Selected Publications

  • 2018 Francesca Saggini, Anna Enrichetta Soccio eds. Transmedia Creatures: “Frankenstein”’s Afterlives. Lewisburg: Bucknell University Press. Pp. 310.
  •  2015 The Gothic Novel and the Stage: Romantic Appropriations. London: Pickering & Chatto. Pp. 310.
  • 2014 Francesca Saggini ed. ‘Miss Tully’, Narrative of a 10 Years’ Residence at Tripoli. Vol. 3 in ‘Women’s Travel Writing in the North Africa and the Middle East’, three-volume set edited by Lois Chaber, Francesca Saggini, Carl Thompson. London: Pickering & Chatto. Pp. xxvii+434.
  • 2014 ‘“Compared to these Italian trills are tame.” One Hundred Years of Robert Burns in Italy.’ The Reception of Robert Burns in Europe. Murray Pittock ed. London-New York: Bloomsbury. Pp. 115-42.
  • 2012 Backstage in the Novel. Frances Burney and the Theater Arts. Charlottesville, VA: University of Virginia Press. Pp. 336.
     

FRIAS Research Project

The Stage That Was Not: An Interdisciplinary Reappraisal of Frances Burney's ‘Edwy and Elgiva’

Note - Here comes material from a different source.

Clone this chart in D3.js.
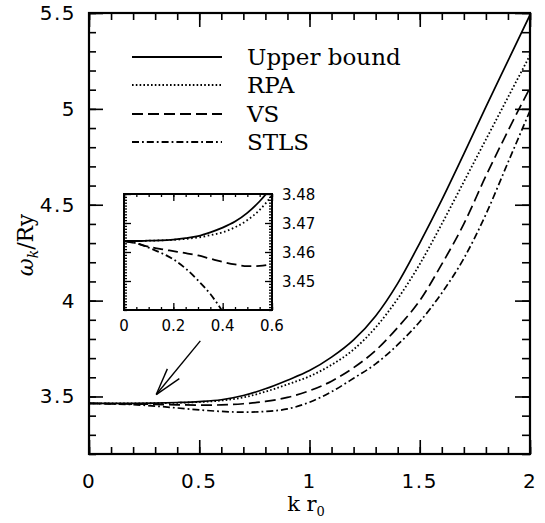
<!DOCTYPE html>
<html><head><meta charset="utf-8">
<script src="https://cdn.jsdelivr.net/npm/d3@7"></script>
<style>
html,body{margin:0;padding:0;background:#fff;}
svg{display:block;}
</style>
</head><body>
<script>
// ---------- data ----------
const kMain = [0,0.1,0.2,0.3,0.4,0.5,0.6,0.7,0.8,0.9,1.0,1.1,1.2,1.3,1.4,1.5,1.6,1.7,1.8,1.9,2.0];
const upperMain = [3.464,3.4641,3.4643,3.4655,3.4685,3.4735,3.483,3.505,3.54,3.585,3.635,3.705,3.795,3.92,4.09,4.30,4.525,4.765,5.01,5.25,5.49];
const rpaMain   = [3.464,3.4641,3.4643,3.465,3.467,3.471,3.479,3.495,3.525,3.563,3.605,3.665,3.745,3.86,4.01,4.19,4.40,4.62,4.84,5.06,5.28];
const vsMain    = [3.464,3.4617,3.4603,3.4588,3.4565,3.455,3.456,3.462,3.474,3.495,3.53,3.58,3.65,3.74,3.86,4.00,4.19,4.40,4.65,4.885,5.11];
const stlsMain  = [3.464,3.4615,3.4575,3.450,3.440,3.430,3.422,3.418,3.422,3.435,3.47,3.525,3.595,3.67,3.77,3.89,4.04,4.22,4.45,4.72,4.99];

const kInset = [0,0.05,0.1,0.15,0.2,0.25,0.3,0.35,0.4,0.45,0.5,0.55,0.6];
const upperInset = [3.4638,3.4638,3.4639,3.464,3.4643,3.4648,3.4655,3.4668,3.4684,3.4705,3.4735,3.4775,3.4825];
const rpaInset   = [3.4638,3.4638,3.4639,3.464,3.4642,3.4645,3.465,3.4658,3.4668,3.4685,3.471,3.4745,3.4795];
const vsInset    = [3.4638,3.463,3.4618,3.461,3.4603,3.4596,3.4588,3.4577,3.4566,3.4557,3.4551,3.4552,3.4558];
const stlsInset  = [3.4638,3.463,3.4615,3.4597,3.4575,3.4543,3.4502,3.4455,3.4395,3.433,3.427,3.423,3.420];

const seriesNames = ["Upper bound","RPA","VS","STLS"];
const seriesDash = [null,"1.6,2.2","11,5","7,3,1.8,3"];

const xTickLabels = ["0","0.5","1","1.5","2"];
const xTickValues = [0,0.5,1,1.5,2];
const yTickLabels = ["3.5","4","4.5","5","5.5"];
const yTickValues = [3.5,4,4.5,5,5.5];
const xInsetTicks = [0,0.2,0.4,0.6];
const xInsetLabels = ["0","0.2","0.4","0.6"];
const yInsetTicks = [3.45,3.46,3.47,3.48];
const yInsetLabels = ["3.45","3.46","3.47","3.48"];

// ---------- layout ----------
const W=545,H=523;
const svg=d3.select("body").append("svg").attr("width",W).attr("height",H);
const x=d3.scaleLinear().domain([0,2]).range([89,530]);
const y=d3.scaleLinear().domain([3.2,5.5]).range([454,13]);

const xi=d3.scaleLinear().domain([0,0.6]).range([124,272]);
const yi=d3.scaleLinear().domain([3.44,3.48]).range([310,194]);

const sansF="DejaVu Sans, Liberation Sans, sans-serif";
const serifF="DejaVu Serif, Liberation Serif, serif";

// clip paths
const defs=svg.append("defs");
defs.append("clipPath").attr("id","mainClip").append("rect")
  .attr("x",89).attr("y",13).attr("width",441).attr("height",441);
defs.append("clipPath").attr("id","insetClip").append("rect")
  .attr("x",124).attr("y",194).attr("width",148).attr("height",116);

// ---------- main ticks ----------
function ticks(g, axisFn, scale, values, size){
  g.call(axisFn(scale).tickValues(values).tickSize(size).tickFormat(""))
   .call(s=>s.select(".domain").remove())
   .call(s=>s.selectAll("line").attr("stroke","#000").attr("stroke-width",1.6));
}
const xMinor=d3.range(0,2.001,0.1).map(v=>+v.toFixed(2));
const yMinor=d3.range(3.2,5.501,0.1).map(v=>+v.toFixed(2));

ticks(svg.append("g").attr("transform","translate(0,454)"), d3.axisBottom, x, xMinor, -7);
ticks(svg.append("g").attr("transform","translate(0,454)"), d3.axisBottom, x, xTickValues, -14);
ticks(svg.append("g").attr("transform","translate(0,13)"), d3.axisTop, x, xMinor, -7);
ticks(svg.append("g").attr("transform","translate(0,13)"), d3.axisTop, x, xTickValues, -14);
ticks(svg.append("g").attr("transform","translate(89,0)"), d3.axisLeft, y, yMinor, -7);
ticks(svg.append("g").attr("transform","translate(89,0)"), d3.axisLeft, y, yTickValues, -14);
ticks(svg.append("g").attr("transform","translate(530,0)"), d3.axisRight, y, yMinor, -8);
ticks(svg.append("g").attr("transform","translate(530,0)"), d3.axisRight, y, yTickValues, -15);

svg.append("rect").attr("x",89).attr("y",13).attr("width",441).attr("height",441)
  .attr("fill","none").attr("stroke","#000").attr("stroke-width",2.2);

// tick labels
svg.append("g").selectAll("text").data(xTickValues).join("text")
  .attr("x",d=>x(d)).attr("y",488).attr("text-anchor","middle")
  .attr("font-family",sansF).attr("font-size",20).attr("letter-spacing",1.5)
  .text((d,i)=>xTickLabels[i]);
svg.append("g").selectAll("text").data(yTickValues).join("text")
  .attr("x",76).attr("y",d=>y(d)+7).attr("text-anchor","end")
  .attr("font-family",sansF).attr("font-size",20).attr("letter-spacing",1.5)
  .text((d,i)=>yTickLabels[i]);

// axis titles
const xl=svg.append("text").attr("x",306).attr("y",511).attr("text-anchor","middle")
  .attr("font-family",serifF).attr("font-size",21);
xl.append("tspan").text("k r");
xl.append("tspan").attr("font-size",13).attr("dy",5).text("0");

const yl=svg.append("text").attr("transform","translate(33,245) rotate(-90)")
  .attr("text-anchor","middle").attr("font-family",serifF).attr("font-size",22);
yl.append("tspan").attr("font-style","italic").text("ω");
yl.append("tspan").attr("font-size",14).attr("dy",5).attr("font-style","italic").text("k");
yl.append("tspan").attr("dy",-5).text("/Ry");

// ---------- main curves ----------
const mainSeries=[upperMain,rpaMain,vsMain,stlsMain];
const lineMain=d3.line().curve(d3.curveMonotoneX);
const gMain=svg.append("g").attr("clip-path","url(#mainClip)");
mainSeries.forEach((s,i)=>{
  gMain.append("path")
    .attr("d",lineMain(kMain.map((k,j)=>[x(k),y(s[j])])))
    .attr("fill","none").attr("stroke","#000")
    .attr("stroke-width",i===1?1.8:1.7)
    .attr("stroke-dasharray",seriesDash[i]);
});

// ---------- legend ----------
const legY=[57,85,114,142];
const leg=svg.append("g");
seriesNames.forEach((n,i)=>{
  leg.append("line").attr("x1",132).attr("x2",222).attr("y1",legY[i]).attr("y2",legY[i])
    .attr("stroke","#000").attr("stroke-width",i===1?1.9:1.9).attr("stroke-dasharray",seriesDash[i]);
  leg.append("text").attr("x",247).attr("y",legY[i]+8).attr("font-family",serifF)
    .attr("font-size",23).text(n);
});

// ---------- inset ----------
const ixMinor=d3.range(0,0.601,0.05).map(v=>+v.toFixed(3));
const iyMinor=d3.range(3.44,3.4801,0.001).map(v=>+v.toFixed(4));
function iticks(g, axisFn, scale, values, size){
  g.call(axisFn(scale).tickValues(values).tickSize(size).tickFormat(""))
   .call(s=>s.select(".domain").remove())
   .call(s=>s.selectAll("line").attr("stroke","#000").attr("stroke-width",1.3));
}
iticks(svg.append("g").attr("transform","translate(0,310)"), d3.axisBottom, xi, ixMinor, -3);
iticks(svg.append("g").attr("transform","translate(0,310)"), d3.axisBottom, xi, xInsetTicks, -7);
iticks(svg.append("g").attr("transform","translate(0,194)"), d3.axisTop, xi, ixMinor, -3);
iticks(svg.append("g").attr("transform","translate(0,194)"), d3.axisTop, xi, xInsetTicks, -7);
iticks(svg.append("g").attr("transform","translate(124,0)"), d3.axisLeft, yi, iyMinor, -3);
iticks(svg.append("g").attr("transform","translate(124,0)"), d3.axisLeft, yi, yInsetTicks, -7);
iticks(svg.append("g").attr("transform","translate(272,0)"), d3.axisRight, yi, iyMinor, -3);
iticks(svg.append("g").attr("transform","translate(272,0)"), d3.axisRight, yi, yInsetTicks, -7);

svg.append("rect").attr("x",124).attr("y",194).attr("width",148).attr("height",116)
  .attr("fill","none").attr("stroke","#000").attr("stroke-width",2);

const insetSeries=[upperInset,rpaInset,vsInset,stlsInset];
const insetDash=[null,"1.6,2.6","10,5","7,3,1.8,3"];
const gIn=svg.append("g").attr("clip-path","url(#insetClip)");
insetSeries.forEach((s,i)=>{
  gIn.append("path")
    .attr("d",lineMain(kInset.map((k,j)=>[xi(k),yi(s[j])])))
    .attr("fill","none").attr("stroke","#000").attr("stroke-width",1.8)
    .attr("stroke-dasharray",insetDash[i]);
});

svg.append("g").selectAll("text").data(xInsetTicks).join("text")
  .attr("x",d=>xi(d)).attr("y",331).attr("text-anchor","middle")
  .attr("font-family",sansF).attr("font-size",15)
  .text((d,i)=>xInsetLabels[i]);
svg.append("g").selectAll("text").data(yInsetTicks).join("text")
  .attr("x",282).attr("y",d=>yi(d)+5.5).attr("text-anchor","start")
  .attr("font-family",sansF).attr("font-size",15)
  .text((d,i)=>yInsetLabels[i]);

// ---------- arrow ----------
const tip=[x(0.305),y(3.51)], tail=[x(0.505),y(3.79)];
const ang=Math.atan2(tail[1]-tip[1],tail[0]-tip[0]);
const arr=svg.append("g").attr("stroke","#000").attr("stroke-width",1.4).attr("fill","none");
arr.append("line").attr("x1",tip[0]).attr("y1",tip[1]).attr("x2",tail[0]).attr("y2",tail[1]);
[-0.28,0.28].forEach(da=>{
  arr.append("line").attr("x1",tip[0]).attr("y1",tip[1])
    .attr("x2",tip[0]+28*Math.cos(ang+da)).attr("y2",tip[1]+28*Math.sin(ang+da));
});
</script>
</body></html>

My project of research offers a new dimension to the appraisal of the tragic works composed by Frances Burney (1752-1840), an author who until fairly recently was best known for her brilliant novels of manners, through looking at several complementing strands: theatre, drama, and the novel.

I shall maximize the results of my research time by focusing on Edwy and Elgiva, staged for a single night on 21 March 1795. Relying on linguistic analysis, I shall establish a corpus of long-neglected texts chosen for their thematic, aesthetic and/or generic affinity with Burney’s tragedy. This corpus provides the basis of my project: the stage reconstruction of Egwy and Elgiva in a virtual environment combining hypertextual MOO tools with three-dimensional multimedia reconstructions, here applied to theatrical performance. This exercise in the archaeology of reception will involve the retrieval and analysis of a substantial body of indirect explanatory evidence, useful to reconstruct how Edwy and Elgiva would have appeared to contemporary spectators.

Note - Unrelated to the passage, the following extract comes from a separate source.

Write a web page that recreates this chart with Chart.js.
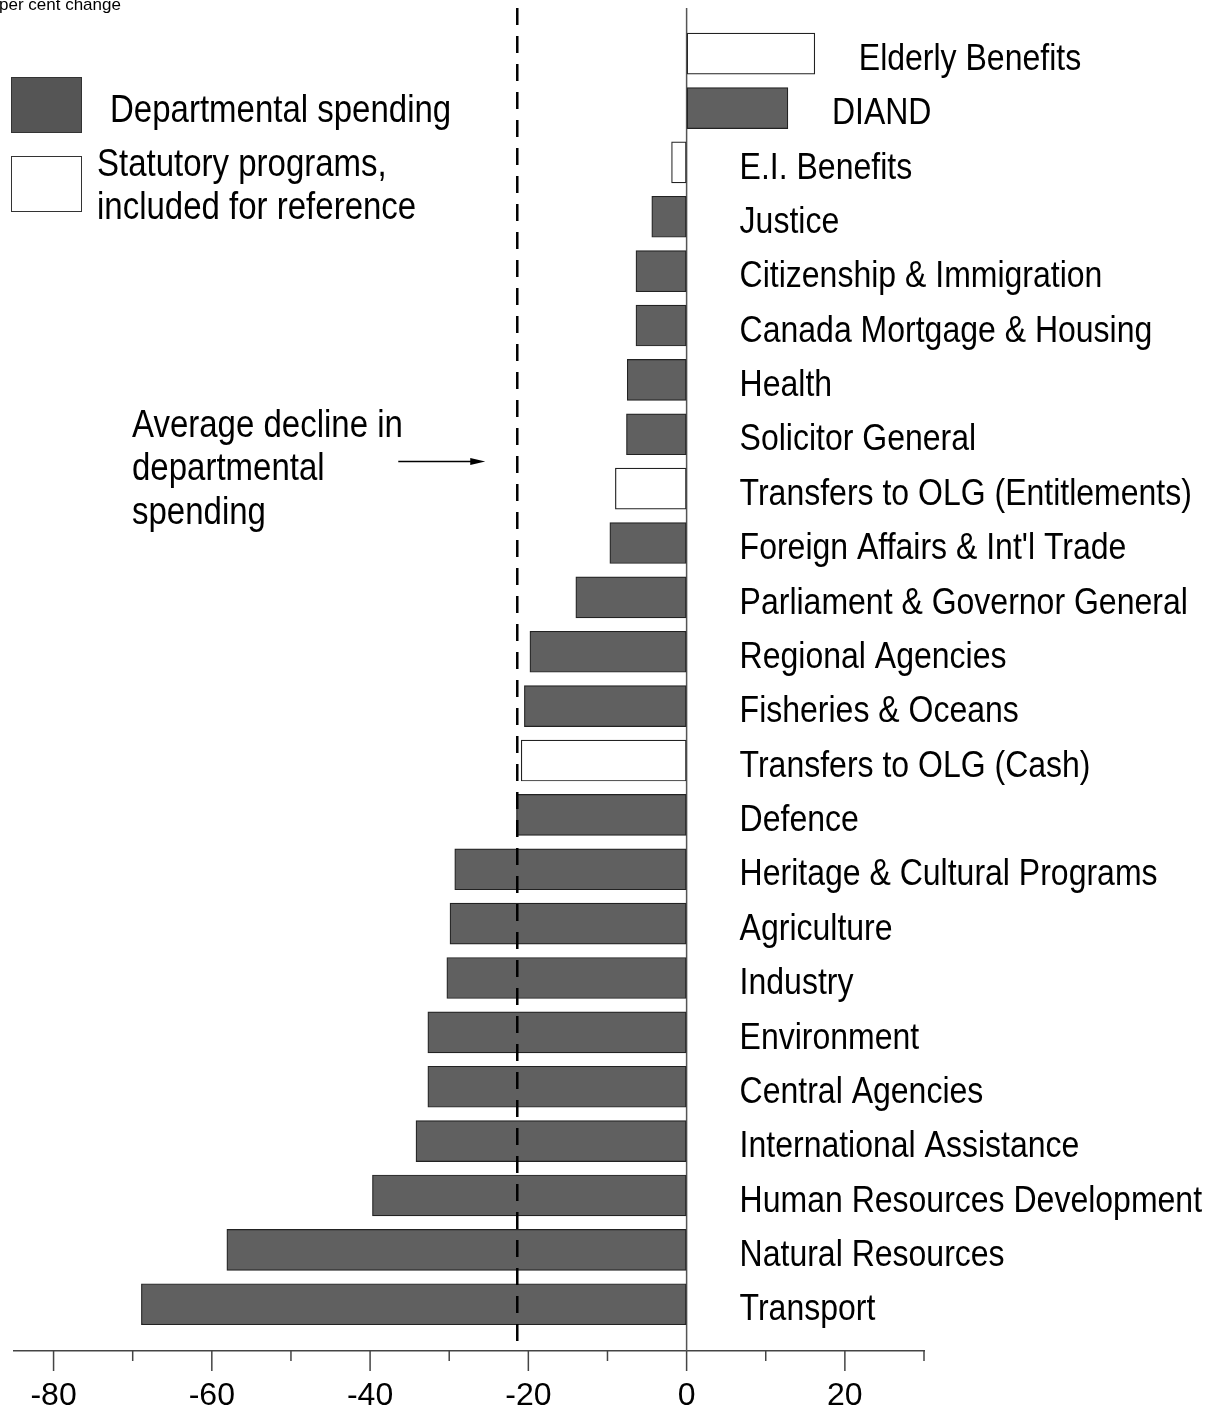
<!DOCTYPE html>
<html>
<head>
<meta charset="utf-8">
<title>Per cent change in program spending</title>
<script src="https://cdn.jsdelivr.net/npm/chart.js@4"></script>
<style>
  html, body { margin: 0; padding: 0; background: #fff; }
  #wrap { position: relative; width: 1217px; height: 1420px; }
</style>
</head>
<body>
<div id="wrap"><canvas id="chart" width="1217" height="1420"></canvas></div>
<script>
// values (per cent change)
const categories = [
    'Elderly Benefits', 'DIAND', 'E.I. Benefits', 'Justice',
    'Citizenship & Immigration', 'Canada Mortgage & Housing', 'Health',
    'Solicitor General', 'Transfers to OLG (Entitlements)',
    "Foreign Affairs & Int'l Trade", 'Parliament & Governor General',
    'Regional Agencies', 'Fisheries & Oceans', 'Transfers to OLG (Cash)',
    'Defence', 'Heritage & Cultural Programs', 'Agriculture', 'Industry',
    'Environment', 'Central Agencies', 'International Assistance',
    'Human Resources Development', 'Natural Resources', 'Transport'
];
const changes = [
    16.2, 12.8, -1.9, -4.4, -6.4, -6.4, -7.5, -7.6, -9.0, -9.7, -14.0,
    -19.8, -20.5, -20.9, -21.5, -29.3, -29.9, -30.3, -32.7, -32.7, -34.2,
    -39.7, -58.1, -68.9
];
// true = statutory program (white bar), false = departmental spending
const statutory = [
    true, false, true, false, false, false, false, false, true, false, false,
    false, false, true, false, false, false, false, false, false, false,
    false, false, false
];
const averageDecline = -21.4;
const xTickLabels = [-80, -60, -40, -20, 0, 20];
const legendItems = [
    { lines: ['Departmental spending'], statutory: false },
    { lines: ['Statutory programs,', 'included for reference'], statutory: true }
];
const noteLines = ['Average decline in', 'departmental', 'spending'];

const FONT = "'Liberation Sans', Arial, Helvetica, sans-serif";
const DARK = '#606060';
const STRETCH = 1.15; // text in the reference is a bit taller than wide
const Y_MIN = -0.84, Y_MAX = 23.86;

function stretchedText(ctx, text, x, y, size) {
    ctx.save();
    ctx.font = size + 'px ' + FONT;
    ctx.fillStyle = '#000';
    ctx.textAlign = 'left';
    ctx.textBaseline = 'middle';
    ctx.translate(x, y);
    ctx.scale(1, STRETCH);
    ctx.fillText(text, 0, 0);
    ctx.restore();
}

const overlay = {
    id: 'overlay',
    beforeDatasetsDraw(chart) {
        const { ctx, chartArea, scales: { x } } = chart;
        // zero line
        const x0 = x.getPixelForValue(0);
        ctx.save();
        ctx.strokeStyle = '#555';
        ctx.lineWidth = 1.5;
        ctx.beginPath();
        ctx.moveTo(x0, chartArea.top);
        ctx.lineTo(x0, chartArea.bottom);
        ctx.stroke();
        ctx.restore();
    },
    afterDatasetsDraw(chart) {
        const { ctx, chartArea, scales: { x, y } } = chart;

        // average decline dashed line
        const xa = x.getPixelForValue(averageDecline);
        ctx.save();
        ctx.strokeStyle = '#000';
        ctx.lineWidth = 2.5;
        ctx.setLineDash([17, 11]);
        ctx.beginPath();
        ctx.moveTo(xa, chartArea.top);
        ctx.lineTo(xa, chartArea.bottom);
        ctx.stroke();
        ctx.restore();

        // tick marks, long every 20, short every 10
        ctx.save();
        ctx.strokeStyle = '#444';
        ctx.lineWidth = 1.5;
        for (let v = -80; v <= 30; v += 10) {
            const px = x.getPixelForValue(v);
            const len = v % 20 === 0 ? 20 : 10;
            ctx.beginPath();
            ctx.moveTo(px, chartArea.bottom);
            ctx.lineTo(px, chartArea.bottom + len);
            ctx.stroke();
        }
        ctx.restore();

        // category labels, right of the zero line or of a positive bar
        categories.forEach((name, i) => {
            const v = changes[i];
            const lx = x.getPixelForValue(Math.max(v, 0)) + (v > 0 ? 44 : 53);
            stretchedText(ctx, name, lx, y.getPixelForValue(i) + 6, 32);
        });

        // note and arrow
        const noteY = y.getPixelForValue(7.5);
        noteLines.forEach((t, k) => {
            stretchedText(ctx, t, 132, noteY - 35 + k * 43.5, 33);
        });
        const tip = xa - 32;
        ctx.save();
        ctx.strokeStyle = '#000';
        ctx.fillStyle = '#000';
        ctx.lineWidth = 1.5;
        ctx.beginPath();
        ctx.moveTo(tip - 87, noteY);
        ctx.lineTo(tip - 12, noteY);
        ctx.stroke();
        ctx.beginPath();
        ctx.moveTo(tip, noteY);
        ctx.lineTo(tip - 15, noteY - 3.5);
        ctx.lineTo(tip - 15, noteY + 3.5);
        ctx.closePath();
        ctx.fill();
        ctx.restore();

        // legend
        const boxes = [[11, 77], [11, 156]];
        legendItems.forEach((item, k) => {
            const [bx, by] = boxes[k];
            ctx.save();
            ctx.fillStyle = item.statutory ? '#fff' : '#555';
            ctx.strokeStyle = '#333';
            ctx.lineWidth = 1;
            ctx.fillRect(bx, by, 71, 56);
            ctx.strokeRect(bx + 0.5, by + 0.5, 70, 55);
            ctx.restore();
        });
        stretchedText(ctx, legendItems[0].lines[0], 110, 112, 33);
        stretchedText(ctx, legendItems[1].lines[0], 97, 166, 33);
        stretchedText(ctx, legendItems[1].lines[1], 97, 209, 33);

        // unit note, top left
        ctx.save();
        ctx.font = '17px ' + FONT;
        ctx.fillStyle = '#000';
        ctx.textBaseline = 'alphabetic';
        ctx.fillText('per cent change', -1, 10);
        ctx.restore();
    }
};

const ctx = document.getElementById('chart').getContext('2d');
new Chart(ctx, {
    type: 'bar',
    data: {
        datasets: [{
            data: changes.map((v, i) => ({ x: v, y: i })),
            backgroundColor: statutory.map(s => s ? '#ffffff' : DARK),
            borderColor: '#222',
            borderWidth: 1.2,
            borderSkipped: false,
            barThickness: 41
        }]
    },
    options: {
        indexAxis: 'y',
        responsive: false,
        animation: false,
        devicePixelRatio: 1,
        layout: { padding: { left: 14, right: 293, top: 8, bottom: 0 } },
        plugins: {
            legend: { display: false },
            tooltip: { enabled: false }
        },
        scales: {
            x: {
                type: 'linear',
                min: -85,
                max: 30,
                ticks: {
                    stepSize: 10,
                    includeBounds: false,
                    autoSkip: false,
                    maxRotation: 0,
                    padding: 6,
                    color: '#000',
                    font: { size: 32, family: FONT },
                    callback: v => xTickLabels.includes(v) ? String(v) : ''
                },
                grid: {
                    display: true,
                    drawOnChartArea: false,
                    drawTicks: true,
                    tickLength: 20,
                    tickColor: 'rgba(0,0,0,0)'
                },
                border: { display: true, color: '#444', width: 1.5 },
                afterFit: s => { s.height = 69; }
            },
            y: {
                type: 'linear',
                reverse: true,
                offset: false,
                bounds: 'data',
                min: Y_MIN,
                max: Y_MAX,
                display: false,
                afterBuildTicks: s => { s.min = Y_MIN; s.max = Y_MAX; }
            }
        }
    },
    plugins: [overlay]
});
</script>
</body>
</html>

My project offers an opportunity of staging (albeit virtually) a long-neglected historical drama, recontextualized within its original compositional and production matrix. The innovative quality of the proposed project is due to its ambitious, and thoroughly interdisciplinary, combination of complementary fields, while the construction of an open-access virtual environment for research and teaching ensures wide availability to its outcomes.